Choosing IoT Standards Is a Balancing Act 

It’s likely that the current collection of IoT network specifications will thin out over time as standards are formally ratified and solution providers settle on a smaller number of widely accepted protocols. The bad news is that this process will take some time. “In today’s market, the only way a standard is going to see its way through to ratification is for the market to be dominated by products using that standard already. But we’re still a few years away from that type of consolidation,” observes Fred Chagnon, research director of the infrastructure practice at the Info-Tech Research Group, a technology research and advisory firm.

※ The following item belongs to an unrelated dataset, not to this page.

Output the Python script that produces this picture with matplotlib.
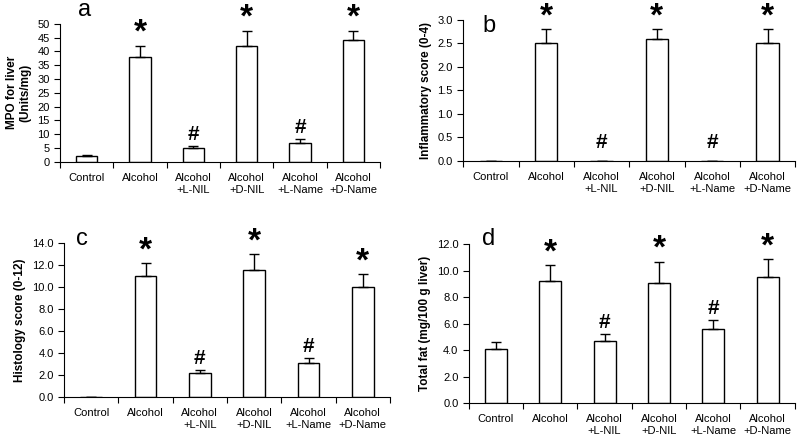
import matplotlib.pyplot as plt
import numpy as np

plt.rcParams['font.family'] = ['Liberation Sans', 'DejaVu Sans']

groups = ["Control", "Alcohol", "Alcohol\n+L-NIL", "Alcohol\n+D-NIL", "Alcohol\n+L-Name", "Alcohol\n+D-Name"]

mpo = [2.2, 38, 5, 42, 7, 44]
mpo_err = [0.3, 4, 0.8, 5.5, 1.2, 3.5]

inflam = [0, 2.5, 0, 2.6, 0, 2.5]
inflam_err = [0, 0.3, 0, 0.2, 0, 0.3]

histo = [0, 11, 2.15, 11.5, 3.1, 10]
histo_err = [0, 1.2, 0.3, 1.5, 0.4, 1.2]

fat = [4.1, 9.2, 4.7, 9.1, 5.6, 9.5]
fat_err = [0.5, 1.2, 0.5, 1.6, 0.65, 1.4]

marks = ["", "*", "#", "*", "#", "*"]

fig = plt.figure(figsize=(8, 4.41), dpi=100)


def panel(rect, vals, errs, ylim, yticks, fmt, ylabel, letter, letter_xy, mark_off):
    ax = fig.add_axes(rect)
    x = np.arange(len(vals))
    ax.bar(x, vals, width=0.4, color="white", edgecolor="black", linewidth=1)
    ax.errorbar(x, vals, yerr=[np.zeros(len(errs)), errs], fmt="none",
                ecolor="black", elinewidth=1, capsize=3.5, capthick=1)
    for xi, v, e, m in zip(x, vals, errs, marks):
        if not m:
            continue
        top = v + e
        if m == "*":
            ax.text(xi, top + mark_off[0], m, ha="center", va="bottom",
                    fontsize=24, fontweight="bold", clip_on=False)
        else:
            ax.text(xi, top + mark_off[1], m, ha="center", va="bottom",
                    fontsize=15, fontweight="bold", clip_on=False)
    ax.set_xlim(-0.5, 5.5)
    ax.set_ylim(*ylim)
    ax.set_yticks(yticks)
    ax.set_yticklabels([fmt.format(t) for t in yticks], fontsize=8)
    ax.set_xticks(np.arange(-0.5, 6, 1))
    ax.set_xticklabels([])
    ax.set_xticks(x, minor=True)
    ax.set_xticklabels(groups, minor=True, fontsize=8)
    ax.tick_params(axis="x", which="minor", length=0, pad=8)
    ax.tick_params(axis="x", which="major", length=4, direction="out")
    ax.tick_params(axis="y", length=4, direction="out")
    ax.spines["top"].set_visible(False)
    ax.spines["right"].set_visible(False)
    ax.set_ylabel(ylabel, fontsize=8.5, fontweight="bold")
    fig.text(letter_xy[0], letter_xy[1], letter, fontsize=17, ha="left", va="center")
    return ax


panel([0.075, 0.633, 0.40, 0.313], mpo, mpo_err, (0, 50), np.arange(0, 51, 5), "{:.0f}",
      "MPO for liver\n(Units/mg)", "a", (0.098, 0.978), (-1.0, 0.8))
panel([0.579, 0.635, 0.415, 0.32], inflam, inflam_err, (0, 3), np.arange(0, 3.01, 0.5), "{:.1f}",
      "Inflammatory score (0-4)", "b", (0.603, 0.94), (-0.06, 0.18))
panel([0.08, 0.10, 0.4075, 0.349], histo, histo_err, (0, 14), np.arange(0, 14.01, 2), "{:.1f}",
      "Histology score (0-12)", "c", (0.095, 0.458), (-0.3, 0.2))
panel([0.586, 0.086, 0.4075, 0.36], fat, fat_err, (0, 12), np.arange(0, 12.01, 2), "{:.1f}",
      "Total fat (mg/100 g liver)", "d", (0.603, 0.458), (-0.25, 0.2))

fig.savefig("out.png", dpi=100)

In the meantime, new IoT adopters will have to tread carefully. “If you decide to go pre-standard, you’re taking a chance that you’re locked into that vendor,” says David Sumi, senior vice president of marketing and product management for wireless network solutions provider Proxim Wireless.

Farpoint Group’s Mathias, however, says that IoT adopters shouldn’t get too hung up on making the right standards choice. “You should look at things from the applications end rather than the standards end,” he advises. “After all, you really don’t care what the standard is; what you care about is that the application is properly addressed.”

According to Mathias, with IoT network technology currently in a state of flux, selecting a suitable IoT wireless technology is a task that’s best left to a solutions provider or systems integrator. “It’s much more important to get a solution that does the job and doesn’t put an undue load on either the finance department or operations,” he says.

“Imagine you’re building a network to connect devices in a time before the world had settled on TCP, UDP, IP and HTTP, and govern yourself accordingly,” Chagnon advises. “Decision-makers should seek a fast ROI to mitigate the risk of early abandonment of the technology,” he recommends.